Begin with the first line and repeat exactly through the line containing "0, bottom: 0"; leave every image out.

++++++

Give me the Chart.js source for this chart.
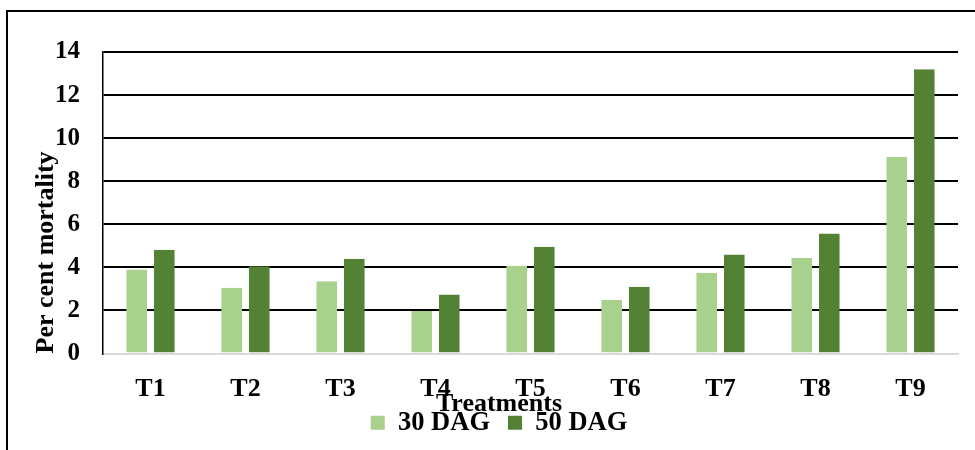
<!DOCTYPE html>
<html>
<head>
<meta charset="utf-8">
<script src="https://cdn.jsdelivr.net/npm/chart.js@4"></script>
<style>
  html, body { margin: 0; padding: 0; background: #fff; }
  #wrap { position: relative; width: 975px; height: 450px; }
  #frame { position: absolute; left: 6px; top: 10px; right: 0; bottom: 0; border-top: 2px solid #000; border-left: 2px solid #000; pointer-events: none; }
  canvas { position: absolute; left: 0; top: 0; }
</style>
</head>
<body>
<div id="wrap">
  <canvas id="c" width="975" height="450"></canvas>
  <div id="frame"></div>
</div>
<script>
const categories = ['T1', 'T2', 'T3', 'T4', 'T5', 'T6', 'T7', 'T8', 'T9'];
const dag30 = [3.9, 3.05, 3.35, 1.97, 4.08, 2.5, 3.75, 4.43, 9.12];
const dag50 = [4.82, 4.05, 4.4, 2.74, 4.96, 3.1, 4.6, 5.57, 13.2];
const seriesNames = ['30 DAG', '50 DAG'];
const yTicks = [0, 2, 4, 6, 8, 10, 12, 14];

const FONT = "'Liberation Serif', 'Times New Roman', serif";
const barBorder = { left: 3.5, right: 3.5, top: 0, bottom: 0 };

new Chart(document.getElementById('c'), {
  type: 'bar',
  data: {
    labels: categories,
    datasets: [
      { label: seriesNames[0], data: dag30, backgroundColor: '#A9D18E', borderColor: 'rgba(0,0,0,0)', borderWidth: barBorder, categoryPercentage: 0.58, barPercentage: 1 },
      { label: seriesNames[1], data: dag50, backgroundColor: '#548235', borderColor: 'rgba(0,0,0,0)', borderWidth: barBorder, categoryPercentage: 0.58, barPercentage: 1 }
    ]
  },
  options: {
    responsive: false,
    animation: false,
    layout: { padding: { left: 40, right: 17, top: 52, bottom: -4 } },
    scales: {
      x: {
        offset: true,
        grid: {
          display: true,
          offset: true,
          drawTicks: false,
          lineWidth: 2,
          color: (ctx) => ctx.index === categories.length ? '#000' : 'rgba(0,0,0,0)'
        },
        border: { display: true, color: '#d9d9d9', width: 2 },
        ticks: { color: '#000', padding: 20, font: { family: FONT, size: 26, weight: 'bold' } },
        afterFit: (s) => { s.height = 46; }
      },
      y: {
        min: 0,
        max: 14,
        afterBuildTicks: (s) => { s.ticks = yTicks.map(v => ({ value: v })); },
        grid: {
          drawTicks: false,
          lineWidth: 2,
          color: (ctx) => (ctx.tick && ctx.tick.value === 0) ? 'rgba(0,0,0,0)' : '#000'
        },
        border: { display: true, color: '#000', width: 1.5 },
        ticks: { color: '#000', padding: 23, font: { family: FONT, size: 25, weight: 'bold' } },
        title: {
          display: true,
          text: 'Per cent mortality',
          align: 'start',
          color: '#000',
          padding: { top: -7, bottom: 0 },
          font: { family: FONT, size: 26, weight: 'bold', lineHeight: 1 }
        },
        afterFit: (s) => { s.width = 63; }
      }
    },
    plugins: {
      title: {
        display: true,
        position: 'bottom',
        text: 'Treatments',
        weight: 500,
        color: '#000',
        padding: { top: -8, bottom: -26 },
        font: { family: FONT, size: 26, weight: 'bold', lineHeight: 1 }
      },
      legend: {
        position: 'bottom',
        labels: {
          color: '#000',
          boxWidth: 14,
          boxHeight: 14,
          padding: 18,
          font: { family: FONT, size: 26.5, weight: 'bold' }
        }
      },
      tooltip: { enabled: false }
    }
  }
});
</script>
</body>
</html>
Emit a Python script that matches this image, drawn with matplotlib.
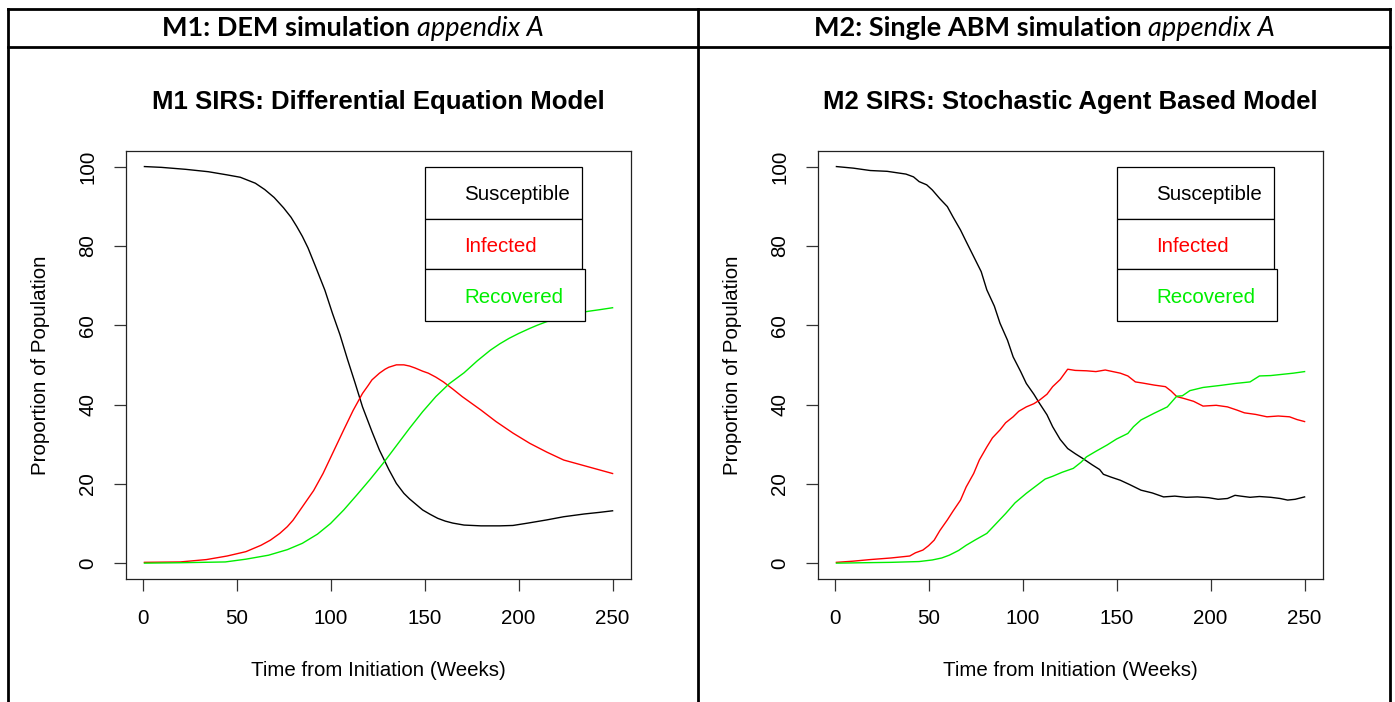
import matplotlib
matplotlib.use("Agg")
import matplotlib.pyplot as plt
from matplotlib.patches import Rectangle
from matplotlib.lines import Line2D

# ---------------- data ----------------
legend_labels = ["Susceptible", "Infected", "Recovered"]
series_colors = ["black", "#ff0000", "#00ee00"]
x_ticks = [0, 50, 100, 150, 200, 250]
y_ticks = [0, 20, 40, 60, 80, 100]

header_bold = ["M1: DEM simulation ", "M2: Single ABM simulation "]
header_italic = ["appendix A", "appendix A"]
plot_titles = ["M1 SIRS: Differential Equation Model",
               "M2 SIRS: Stochastic Agent Based Model"]
x_label = "Time from Initiation (Weeks)"
y_label = "Proportion of Population"

# M1 (deterministic)
m1_s_x = [1, 10, 23, 35, 45, 52, 60, 65, 70, 75, 79, 82, 85, 88, 92, 97, 101, 105, 109, 113,
          117, 122, 126, 131, 135, 139, 142, 146, 149, 153, 157, 161, 165, 171, 180, 190, 197,
          205, 215, 224, 235, 243, 250]
m1_s_y = [100, 99.8, 99.3, 98.7, 97.9, 97.3, 95.8, 94.2, 92.2, 89.6, 87.2, 84.9, 82.4, 79.5,
          74.8, 68.8, 63, 57.6, 51.4, 45.5, 39.4, 33.2, 28.5, 23.6, 20.1, 17.6, 16.2, 14.6,
          13.4, 12.3, 11.3, 10.6, 10.1, 9.6, 9.4, 9.4, 9.5, 10.1, 10.9, 11.7, 12.4, 12.8, 13.2]
m1_i_x = [1, 20, 34, 45, 55, 63, 68, 73, 77, 80, 85, 91, 96, 101, 107, 112, 117, 120, 122, 126,
          129, 131, 135, 139, 142, 145, 149, 152, 156, 160, 165, 170, 175, 180, 188, 197, 206,
          215, 224, 237, 250]
m1_i_y = [0.2, 0.3, 0.9, 1.8, 2.9, 4.5, 5.8, 7.5, 9.2, 10.8, 14.2, 18.3, 22.6, 27.6, 33.6,
          38.5, 42.8, 44.8, 46.2, 47.9, 48.9, 49.4, 50, 50, 49.7, 49.2, 48.4, 47.9, 46.9, 45.7,
          43.9, 42, 40.3, 38.6, 35.7, 32.8, 30.2, 28, 26, 24.3, 22.6]
m1_r_x = [1, 20, 44, 55, 67, 77, 85, 93, 100, 107, 114, 121, 128, 135, 142, 149, 156, 163,
          171, 178, 185, 190, 195, 200, 206, 210, 215, 220, 224, 230, 237, 243, 250]
m1_r_y = [0.0, 0.1, 0.3, 1.0, 2.0, 3.4, 5.0, 7.3, 10.0, 13.4, 17.2, 21.1, 25.2, 29.6, 34.0,
          38.2, 42.0, 45.2, 48.0, 51.0, 53.7, 55.3, 56.7, 57.9, 59.2, 60.0, 60.9, 61.6, 62.2,
          62.9, 63.5, 63.9, 64.4]

# M2 (stochastic agent based)
m2_s_x = [1, 10, 19, 28, 38, 42, 45, 49, 52, 56, 60, 63, 67, 70, 74, 78, 81, 85, 88, 92, 95,
          99, 102, 106, 109, 113, 116, 120, 124, 128, 132, 137, 141, 143, 147, 152, 157, 163,
          169, 175, 181, 187, 193, 199, 204, 209, 213, 216, 221, 226, 232, 237, 241, 245, 250]
m2_s_y = [100, 99.6, 99, 98.8, 98.1, 97.4, 96.2, 95.4, 94.1, 91.9, 89.9, 87.3, 84, 81.1, 77.3,
          73.5, 68.9, 64.8, 60.5, 56.2, 52, 48.3, 45.3, 42.6, 40.3, 37.4, 34.4, 31.2, 28.9,
          27.6, 26.4, 24.8, 23.6, 22.4, 21.7, 20.9, 19.8, 18.4, 17.7, 16.7, 16.9, 16.6, 16.7,
          16.5, 16.1, 16.3, 17.1, 16.9, 16.6, 16.8, 16.6, 16.3, 15.9, 16.1, 16.7]
m2_i_x = [1, 10, 19, 30, 40, 43, 47, 50, 53, 56, 60, 63, 67, 70, 74, 77, 81, 84, 88, 91, 95,
          98, 102, 106, 109, 113, 116, 120, 124, 128, 134, 139, 144, 148, 152, 156, 160, 164,
          170, 176, 179, 182, 186, 191, 196, 203, 209, 214, 218, 224, 230, 236, 242, 246, 250]
m2_i_y = [0.2, 0.5, 0.9, 1.3, 1.8, 2.6, 3.3, 4.4, 5.8, 8.2, 10.9, 13.1, 15.9, 19.2, 22.6, 26,
          29.3, 31.6, 33.6, 35.4, 36.9, 38.3, 39.4, 40.2, 41.1, 42.6, 44.5, 46.3, 48.9, 48.6,
          48.5, 48.3, 48.7, 48.3, 47.9, 47.2, 45.7, 45.4, 44.9, 44.5, 43.4, 42, 41.5, 40.8,
          39.6, 39.8, 39.4, 38.6, 37.9, 37.5, 36.9, 37.1, 36.9, 36.2, 35.7]
m2_r_x = [1, 15, 30, 45, 52, 57, 61, 66, 70, 75, 81, 86, 91, 96, 102, 107, 112, 116, 121, 127,
          131, 134, 139, 145, 150, 156, 159, 163, 170, 177, 182, 185, 189, 196, 205, 213, 221,
          226, 232, 238, 244, 250]
m2_r_y = [0.0, 0.1, 0.2, 0.4, 0.8, 1.3, 2.0, 3.2, 4.5, 5.9, 7.5, 10.0, 12.5, 15.2, 17.6, 19.4,
          21.2, 21.9, 22.9, 23.9, 25.4, 26.8, 28.2, 29.8, 31.3, 32.7, 34.4, 36.1, 37.8, 39.4,
          42.1, 42.2, 43.5, 44.3, 44.8, 45.3, 45.7, 47.2, 47.3, 47.6, 47.9, 48.3]

panels = [
    [(m1_s_x, m1_s_y), (m1_i_x, m1_i_y), (m1_r_x, m1_r_y)],
    [(m2_s_x, m2_s_y), (m2_i_x, m2_i_y), (m2_r_x, m2_r_y)],
]

# ---------------- layout ----------------
W, H = 1395, 702
fig = plt.figure(figsize=(W / 100, H / 100), dpi=100)
plt.rcParams['font.family'] = ['Liberation Sans', 'DejaVu Sans']

def fx(px):
    return px / W

def fy(py):
    return 1 - py / H

# table border lines (pixel coords)
tbl_lw = 2.0
for (x0, y0, x1, y1) in [(7.5, 8.5, 1389.5, 8.5), (7.5, 46.5, 1389.5, 46.5),
                         (7.5, 8.5, 7.5, 702), (698, 8.5, 698, 702), (1389.5, 8.5, 1389.5, 702)]:
    fig.add_artist(Line2D([fx(x0), fx(x1)], [fy(y0), fy(y1)], color="black", lw=tbl_lw,
                          transform=fig.transFigure, solid_capstyle="projecting"))

frame_left = [125.7, 817.7]
frame_w = 505.6
frame_top, frame_bot = 150.7, 579.0
cell_centers = [353, 1044]

fs = 14.8
title_fs = 18.5
renderer = fig.canvas.get_renderer()

for k in range(2):
    ax = fig.add_axes([fx(frame_left[k]), fy(frame_bot), frame_w / W, (frame_bot - frame_top) / H])
    for (xs, ys), c in zip(panels[k], series_colors):
        ax.plot(xs, ys, color=c, lw=1.0)
    ax.set_xlim(1 - 0.04 * 249, 250 + 0.04 * 249)
    ax.set_ylim(-4, 104)
    ax.set_xticks(x_ticks)
    ax.set_yticks(y_ticks)
    ax.set_xticklabels([str(v) for v in x_ticks], fontsize=fs)
    ax.set_yticklabels([str(v) for v in y_ticks], fontsize=fs, rotation=90, va="center")
    ax.tick_params(axis="both", length=8.6, width=0.9, color="#333333", direction="out")
    ax.tick_params(axis="x", pad=13)
    ax.tick_params(axis="y", pad=12)
    for sp in ax.spines.values():
        sp.set_linewidth(0.9)
        sp.set_color("#222222")
    ax.set_xlabel(x_label, fontsize=fs, va="center")
    ax.xaxis.set_label_coords(0.5, -0.2148)
    ax.set_ylabel(y_label, fontsize=fs, va="center")
    ax.yaxis.set_label_coords(-0.1695, 0.5)
    ax.text(0.5, 1.1137, plot_titles[k], transform=ax.transAxes, ha="center", va="center",
            fontsize=title_fs, fontweight="bold")

    # legend boxes (three separate boxes like the original)
    boxes = [(0.592, 0.8412, 0.9031, 0.9627), (0.592, 0.7238, 0.9031, 0.8412),
             (0.592, 0.6024, 0.9089, 0.7238)]
    text_y = [0.8966, 0.7752, 0.6568]
    for (x0, y0, x1, y1), lab, c, ty in zip(boxes, legend_labels, series_colors, text_y):
        ax.add_patch(Rectangle((x0, y0), x1 - x0, y1 - y0, transform=ax.transAxes,
                               fill=True, facecolor="white", edgecolor="black", lw=0.9, zorder=5))
        ax.text(0.6691, ty, lab, transform=ax.transAxes, color=c, fontsize=fs,
                ha="left", va="center", zorder=6)

    # header text: bold part + italic part, centred in the cell
    hfs = 19.5
    t1 = fig.text(0, fy(28.5), header_bold[k], fontsize=hfs, fontweight="bold",
                  family=["Lato", "DejaVu Sans"], ha="left", va="center")
    t2 = fig.text(0, fy(28.5), header_italic[k], fontsize=hfs, style="italic",
                  family=["Lato", "DejaVu Sans"], ha="left", va="center")
    w1 = t1.get_window_extent(renderer).width
    w2 = t2.get_window_extent(renderer).width
    start = cell_centers[k] - (w1 + w2) / 2
    t1.set_x(fx(start))
    t2.set_x(fx(start + w1))

fig.savefig("out.png", dpi=100, facecolor="white")
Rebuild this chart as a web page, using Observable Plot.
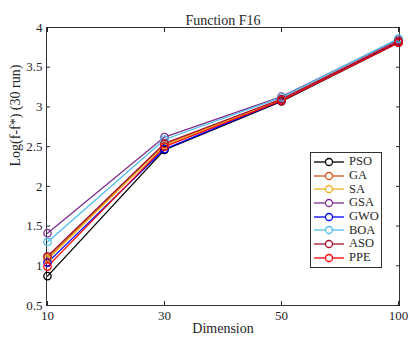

++++++

- _TASK SOLUTION_
Give me the Chart.js source for this chart.
<!DOCTYPE html>
<html>
<head>
<meta charset="utf-8">
<script src="https://cdn.jsdelivr.net/npm/chart.js@4"></script>
<style>
  html, body { margin: 0; padding: 0; background: #fff; }
  #wrap { position: relative; width: 975px; height: 450px; }
  #frame { position: absolute; left: 6px; top: 10px; right: 0; bottom: 0; border-top: 2px solid #000; border-left: 2px solid #000; pointer-events: none; }
  canvas { position: absolute; left: 0; top: 0; }
</style>
</head>
<body>
<div id="wrap">
  <canvas id="c" width="975" height="450"></canvas>
  <div id="frame"></div>
</div>
<script>
const categories = ['T1', 'T2', 'T3', 'T4', 'T5', 'T6', 'T7', 'T8', 'T9'];
const dag30 = [3.9, 3.05, 3.35, 1.97, 4.08, 2.5, 3.75, 4.43, 9.12];
const dag50 = [4.82, 4.05, 4.4, 2.74, 4.96, 3.1, 4.6, 5.57, 13.2];
const seriesNames = ['30 DAG', '50 DAG'];
const yTicks = [0, 2, 4, 6, 8, 10, 12, 14];

const FONT = "'Liberation Serif', 'Times New Roman', serif";
const barBorder = { left: 3.5, right: 3.5, top: 0, bottom: 0 };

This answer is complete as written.